Skin Care & Health Tips for Seniors

As we age, our skin undergoes many changes. We’re not referring to fine lines and wrinkles, rather changes taking place that make the skin drier, thinner and more fragile. Seniors are more likely to have an increase in itchy, scaly, dry skin as they age as well. These variations can make skin more prone to injuries like bumps, bruises and scrapes that take a considerable amount of time to heal. While these skin changes are common with aging, they also put seniors at risk for skin infections and ulcerations which are very serious conditions. Those who have existing medical conditions like diabetes or kidney disease can experience an even greater degree of skin problems.

It is very important that seniors take care of their skin because they are more susceptible to skin infection and other skin diseases. Here are some tips to help seniors protect their skin, and to make them look and feel better about themselves…

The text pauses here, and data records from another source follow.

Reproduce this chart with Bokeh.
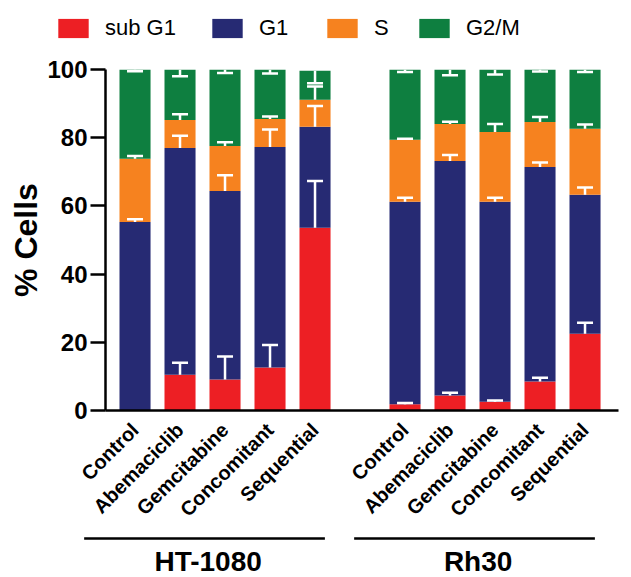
import numpy as np
from math import pi
from bokeh.plotting import figure
from bokeh.models import (ColumnDataSource, Range1d, FixedTicker, Whisker, TeeHead,
                          Legend, LegendItem)
from bokeh.layouts import column
from bokeh.embed import file_html
from bokeh.resources import INLINE
from bokeh.core.properties import value

# ---------------- data ----------------
treatments = ["Control", "Abemaciclib", "Gemcitabine", "Concomitant", "Sequential"]
cell_lines = ["HT-1080", "Rh30"]
phases = ["sub G1", "G1", "S", "G2/M"]

# mean % cells per phase (HT-1080 x5, then Rh30 x5)
sub_g1 = [0.0, 10.5, 9.1, 12.6, 53.6, 1.8, 4.4, 2.6, 8.5, 22.5]
g1 = [55.3, 66.5, 55.3, 64.7, 29.6, 59.4, 68.8, 58.6, 62.9, 40.8]
s_phase = [18.5, 8.2, 13.2, 8.2, 7.9, 18.2, 10.8, 20.5, 13.2, 19.3]
g2m = [26.2, 14.8, 22.4, 14.5, 8.5, 20.6, 16.0, 18.3, 15.4, 17.4]

# error (SD) per phase
sub_g1_err = [0.0, 3.5, 6.7, 6.6, 13.7, 0.4, 0.8, 0.3, 1.1, 3.2]
g1_err = [0.8, 3.6, 4.6, 5.1, 6.1, 1.2, 1.7, 1.2, 1.3, 2.1]
s_err = [0.8, 1.7, 1.1, 0.7, 3.9, 0.3, 0.7, 2.3, 1.5, 1.3]
g2m_err = [0.5, 2.0, 1.0, 1.2, 3.6, 0.7, 1.7, 1.5, 0.6, 0.7]

y_ticks = [0, 20, 40, 60, 80, 100]

colors = ["#ED1F24", "#262A73", "#F6821F", "#0E7F40"]
FONT = "Liberation Sans"

# ---------------- positions ----------------
n_t = len(treatments)
gap = 1
xpos = []
labels = []
for gi, cl in enumerate(cell_lines):
    for ti, t in enumerate(treatments):
        xpos.append(gi * (n_t + gap) + ti)
        labels.append(t)

keys = ["sub_g1", "g1", "s", "g2m"]
src = ColumnDataSource(dict(x=xpos, sub_g1=sub_g1, g1=g1, s=s_phase, g2m=g2m))

W = 623

# ---------------- legend strip ----------------
p0 = figure(width=W, height=48, output_backend="svg", toolbar_location=None,
            x_range=Range1d(0, 1), y_range=Range1d(0, 1),
            x_axis_location=None, y_axis_location=None, min_border=0)
p0.frame_align = False
p0.outline_line_color = None
p0.grid.visible = False
# legend-only renderers (kept outside the visible range)
dummy = [p0.vbar(x=[5], top=[1], width=1, color=c, line_color=None) for c in colors]
leg_x = [54, 208, 323, 415]
for r, name, lx in zip(dummy, phases, leg_x):
    lg = Legend(items=[LegendItem(label=name, renderers=[r])], location=(lx, 7),
                orientation="horizontal", padding=0, margin=0, border_line_color=None,
                background_fill_alpha=0, glyph_width=38, glyph_height=24,
                label_standoff=13, label_text_font=FONT, label_text_font_size="22px",
                label_text_color="black", label_height=19, label_text_baseline="middle")
    p0.add_layout(lg)

# ---------------- main plot ----------------
p = figure(width=W, height=485, output_backend="svg", toolbar_location=None,
           x_range=Range1d(-0.656, 10.744), y_range=Range1d(0, 100),
           min_border_left=105, min_border_right=5, min_border_top=21,
           min_border_bottom=123)
p.frame_align = False
p.outline_line_color = None
p.grid.visible = False
p.background_fill_color = "white"

rs = p.vbar_stack(keys, x="x", width=0.69, source=src, color=colors, line_color=None)

# error bars (upward from each segment top; G2/M downward from stack top)
cum = np.zeros(len(xpos))
tops = []
for arr in [sub_g1, g1, s_phase, g2m]:
    cum = cum + np.array(arr)
    tops.append(cum.copy())

up_x, up_lo, up_hi = [], [], []
for top, err in zip(tops[:3], [sub_g1_err, g1_err, s_err]):
    for xi, t, e in zip(xpos, top, err):
        if e > 0:
            up_x.append(xi)
            up_lo.append(t)
            up_hi.append(t + e)
usrc = ColumnDataSource(dict(x=up_x, lo=up_lo, hi=up_hi))
p.add_layout(Whisker(source=usrc, base="x", lower="lo", upper="hi", dimension="height",
                     line_color="white", line_width=2.5, level="overlay",
                     upper_head=TeeHead(size=16, line_color="white", line_width=2.5),
                     lower_head=None))

dsrc = ColumnDataSource(dict(x=xpos, lo=list(tops[3] - np.array(g2m_err)), hi=list(tops[3])))
p.add_layout(Whisker(source=dsrc, base="x", lower="lo", upper="hi", dimension="height",
                     line_color="white", line_width=2.5, level="overlay",
                     lower_head=TeeHead(size=16, line_color="white", line_width=2.5),
                     upper_head=None))

# axes
p.yaxis.ticker = FixedTicker(ticks=y_ticks)
p.yaxis.axis_label = "% Cells"
p.yaxis.axis_label_text_font = FONT
p.yaxis.axis_label_text_font_size = "32px"
p.yaxis.axis_label_text_font_style = "bold"
p.yaxis.axis_label_text_color = "black"
p.yaxis.axis_label_standoff = 0
p.yaxis.major_label_text_font = FONT
p.yaxis.major_label_text_font_size = "24px"
p.yaxis.major_label_text_font_style = "bold"
p.yaxis.major_label_text_color = "black"
p.yaxis.major_label_standoff = 3
p.yaxis.major_tick_out = 15
p.yaxis.major_tick_in = 0
p.yaxis.minor_tick_out = 0
p.yaxis.minor_tick_in = 0
p.yaxis.axis_line_width = 2.5
p.yaxis.major_tick_line_width = 2.5
p.yaxis.axis_line_color = "black"
p.yaxis.major_tick_line_color = "black"

p.xaxis.ticker = FixedTicker(ticks=xpos)
p.xaxis.major_label_overrides = {x: l for x, l in zip(xpos, labels)}
p.xaxis.major_label_orientation = pi / 4
p.xaxis.major_label_text_font = FONT
p.xaxis.major_label_text_font_size = "20px"
p.xaxis.major_label_text_font_style = "bold"
p.xaxis.major_label_text_color = "black"
p.xaxis.major_label_standoff = 16
p.xaxis.major_tick_out = 0
p.xaxis.major_tick_in = 0
p.xaxis.minor_tick_out = 0
p.xaxis.minor_tick_in = 0
p.xaxis.axis_line_width = 2.5
p.xaxis.axis_line_color = "black"

# ---------------- group labels strip ----------------
p2 = figure(width=W, height=44, output_backend="svg", toolbar_location=None,
            x_range=Range1d(-2.989, 10.856), y_range=Range1d(0, 44),
            x_axis_location=None, y_axis_location=None, min_border=0)
p2.frame_align = False
p2.outline_line_color = None
p2.grid.visible = False
g_start, g_end, g_mid = [], [], []
for gi in range(len(cell_lines)):
    first = gi * (n_t + gap)
    last = first + n_t - 1
    g_start.append(first - 1.13)
    g_end.append(last + 0.22)
    g_mid.append((first - 1.13 + last + 0.22) / 2 + 0.08)
p2.segment(x0=g_start, x1=g_end, y0=[39] * len(cell_lines), y1=[39] * len(cell_lines),
           line_color="black", line_width=2.5)
p2.text(x=g_mid, y=[16] * len(cell_lines), text=cell_lines, text_font=value(FONT),
        text_font_size="28px", text_font_style="bold", text_align="center",
        text_baseline="alphabetic", text_color="black")

layout = column(p0, p, p2)
open("out.html", "w").write(file_html(layout, INLINE))
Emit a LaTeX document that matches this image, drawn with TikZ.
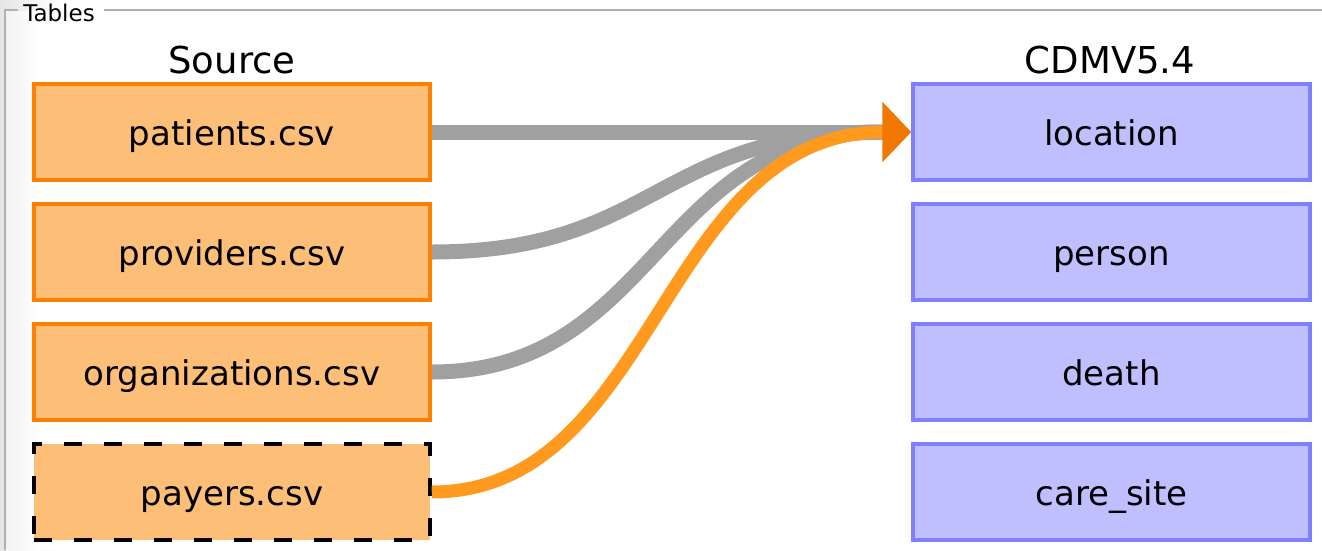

  1. Many seniors suffer from dry skin. This oftentimes occurs on the lower arms and legs as well as the elbows. Taking warm, not hot, baths or showers and the daily use of a moisturizer should improve dryness. There are many ointments, creams and lotions on the market, test several to find what you like best. If your skin is still very dry and itchy, consult with a doctor.
  2. Be mindful of time spent outside. The sun is typically brightest between 10 a.m. and 4 p.m., and some might say to avoid being outside during these times. However, it’s perfectly fine to go outside, just wear sunscreen and protective clothing. Apparel like a wide-brimmed hat, sunglasses and light-colored, loose-fitting clothing that covers the arms and legs will block harmful rays.
  3. Regularly check your skin for changes and abnormalities. Keep an eye out for new moles, ones that have changed in shape, size or color, moles that bleed and other sores that do not heal. These may be warning signs of something more serious, and it’s recommended to consult with a doctor for further examination.
  4. Keep an eye out for bruising. Since there is a gradual loss of fat and connective tissue as we get older, the blood vessels are not supported as well and are more susceptible to injury. The skin is also thinner and more fragile so it’s prone to bruise easily. Seniors typically see an increase in bruises on their arms and legs. Some health conditions and medications can cause bruising, but if bruising occurs on areas always covered by clothing, check with a doctor.